Nuestra mala relación con la lluvia es un síntoma evidente de decadencia

De todas las cosas que hicieron mítica a la película Blade Runner de Ridley Scott, casi nunca se menciona la lluvia. El director incluyó ese detalle en el guión, se cuenta, para añadirle una pátina más de decadencia a la condición humana, en entredicho durante todo el filme. Sumada a la oscuridad perenne, el efecto es devastador, hasta tal punto que es difícil no sentirse mitad androide mitad humano cuando saltan los créditos finales.
El director británico debe tener una relación algo más serena con la lluvia que la pueda tener cualquier otro ciudadano más o menos ejemplar. Puede que eso le llevara a incluirla como símbolo de decadencia en su filme por antonomasia. Ser británico, por supuesto, tampoco le hace a uno ser más amante de la lluvia. Pero quiero pensar que cualquier persona nacida algo más arriba de los Pirineos la acepta en su regularidad con todo lo que supone.
Por aquí, por el salvaje oeste, la echamos de menos a ratos, pero queda la idea de que la odiamos todo el tiempo. Por eso cada vez que llueve con regularidad recuerdo con más nitidez mis años ingleses. Jamás olvidaré aquellos días primaverales, de chuzos casi asesinos, en que salía de casa con un abrigo impermeable enorme, unas botas negras militares de caña alta, y un paraguas que casi total seguridad no sobreviviría más de una semana. Mi contraste de astronauta de secano era tan atroz con respecto al de mis vecinos anglosajones, espigados, con una simple gabardina, que me he preguntado muchas veces si de verdad compartimos el mismo planeta. Yo, intentando permanecer aislado del agua, como si fuese a acabar con mi existencia, y ellos, impasibles, resignados a la presencia de un elemento tan presente y tan ordinario como los impuestos y el plomo que la anuncia arriba, en el cielo.

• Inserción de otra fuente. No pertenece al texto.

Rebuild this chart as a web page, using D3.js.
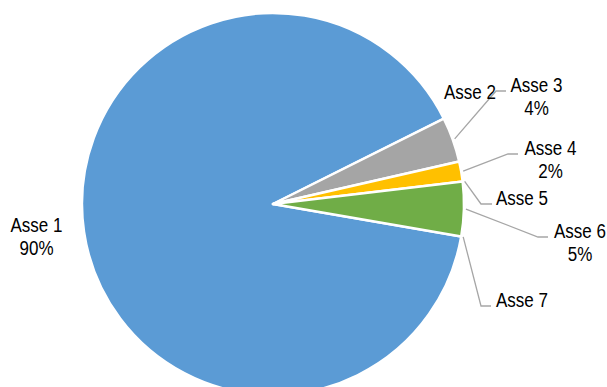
<!DOCTYPE html>
<html>
<head>
<meta charset="utf-8">
<script src="https://cdn.jsdelivr.net/npm/d3@7/dist/d3.min.js"></script>
<style>
  html, body { margin: 0; padding: 0; background: #fff; }
  svg { display: block; }
  text { font-family: "Liberation Sans", Arial, sans-serif; font-size: 21px; fill: #000; }
</style>
</head>
<body>
<svg id="chart" width="607" height="387"></svg>
<script>
// Share of each axis (percent)
const categories = ["Asse 1", "Asse 2", "Asse 3", "Asse 4", "Asse 5", "Asse 6", "Asse 7"];
const values     = [89.9, 0, 3.8, 1.7, 0, 4.6, 0];
const colors     = ["#5b9bd5", "#ed7d31", "#a5a5a5", "#ffc000", "#4472c4", "#70ad47", "#264478"];

// Label placement: text centre, first baseline, optional leader elbow and end
const labelLayout = {
  "Asse 1": { x: 36.5, y: 231.5 },
  "Asse 2": { x: 470,  y: 99 },
  "Asse 3": { x: 536.5, y: 91.5, elbow: [496, 91], end: [506, 91] },
  "Asse 4": { x: 550.5, y: 154.5, elbow: [508, 154], end: [518, 154] },
  "Asse 5": { x: 522,  y: 204.5, elbow: [481, 204], end: [492, 204] },
  "Asse 6": { x: 580,  y: 237.5, elbow: [538, 237], end: [548, 237] },
  "Asse 7": { x: 522,  y: 306.5, elbow: [481, 306], end: [491, 306] }
};

const cx = 273, cy = 204, radius = 191;
const startDeg = 99.8;
const lineGap = 23.5;
const narrow = 0.81; // condensed label face

const data = categories.map((name, i) => ({ name, value: values[i], color: colors[i] }));
const total = d3.sum(values);

const pie = d3.pie()
  .sort(null)
  .value(d => d.value)
  .startAngle(startDeg * Math.PI / 180)
  .endAngle(startDeg * Math.PI / 180 + 2 * Math.PI);

const arcs = pie(data);
const arc = d3.arc().innerRadius(0).outerRadius(radius);

const svg = d3.select("#chart");
const g = svg.append("g").attr("transform", `translate(${cx},${cy})`);

g.selectAll("path.slice")
  .data(arcs.filter(a => a.data.value > 0))
  .join("path")
  .attr("class", "slice")
  .attr("d", arc)
  .attr("fill", d => d.data.color)
  .attr("stroke", "#fff")
  .attr("stroke-width", 2.5)
  .attr("stroke-linejoin", "round");

// Leader lines from the slice edge to the label
const leaderR = radius + 2;
arcs.forEach(a => {
  const lay = labelLayout[a.data.name];
  if (!lay.elbow) return;
  const mid = (a.startAngle + a.endAngle) / 2;
  const sx = cx + leaderR * Math.sin(mid);
  const sy = cy - leaderR * Math.cos(mid);
  svg.append("polyline")
    .attr("points", [[sx, sy], lay.elbow, lay.end].map(p => p.join(",")).join(" "))
    .attr("fill", "none")
    .attr("stroke", "#a6a6a6")
    .attr("stroke-width", 1.3);
});

// Category labels with rounded percentage for non-empty slices
const fmt = v => Math.round(v / total * 100) + "%";
arcs.forEach(a => {
  const lay = labelLayout[a.data.name];
  const t = svg.append("text")
    .attr("transform", `translate(${lay.x},${lay.y}) scale(${narrow},1)`)
    .attr("text-anchor", "middle");
  t.append("tspan").attr("x", 0).text(a.data.name);
  if (a.data.value > 0) {
    t.append("tspan").attr("x", 0).attr("dy", lineGap).text(fmt(a.data.value));
  }
});
</script>
</body>
</html>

A alguien le oí decir una vez que las estaciones en Inglaterra son las dos únicas cosas en esta vida que deciden si una gabardina se abre o se cierra. Yo, que jamás tuve gabardina, me obligué a acostumbrarme a usar paraguas y chambergo impermeable, cosas que odio llevar encima pero he recuperado inesperadamente, y que celebro no saber usar del todo bien, porque la lluvia, ya se sabe, nos vuelve idiotas a los del salvaje oeste. Y no voy a ser yo más listo que nadie.
Solo así se puede explicar que disfrutemos de la buena costumbre de despilfarrar agua en cada desembalse. De cada rotonda anegada y de cada barriada de colonización aislada. De cada barrio que se queda sin luz y del atasco de cada desagüe. De los lloros por un desfile y una procesión deslucida que deja más llanto en el campo que en las naves de un polígono o en una sacristía. Como si fuese su culpa que nuestra vida no esté hecha a sus envites. Como si de su existencia dependiesen la de nuestros cuellos, la de los paraguas, la de los coches, la de las botas altas, la de los chubasqueros, hasta la de las cafeterías y la de las pelis de por la tarde.
No, no tenemos una buena relación con la lluvia, y cada vez que caen chuzos de punta es más evidente que es un síntoma palpable de nuestra decadencia. Algo sabría Ridley Scott, por muy británico que fuese, y aunque no haya visto en su vida un pantano extremeño escupiendo agua.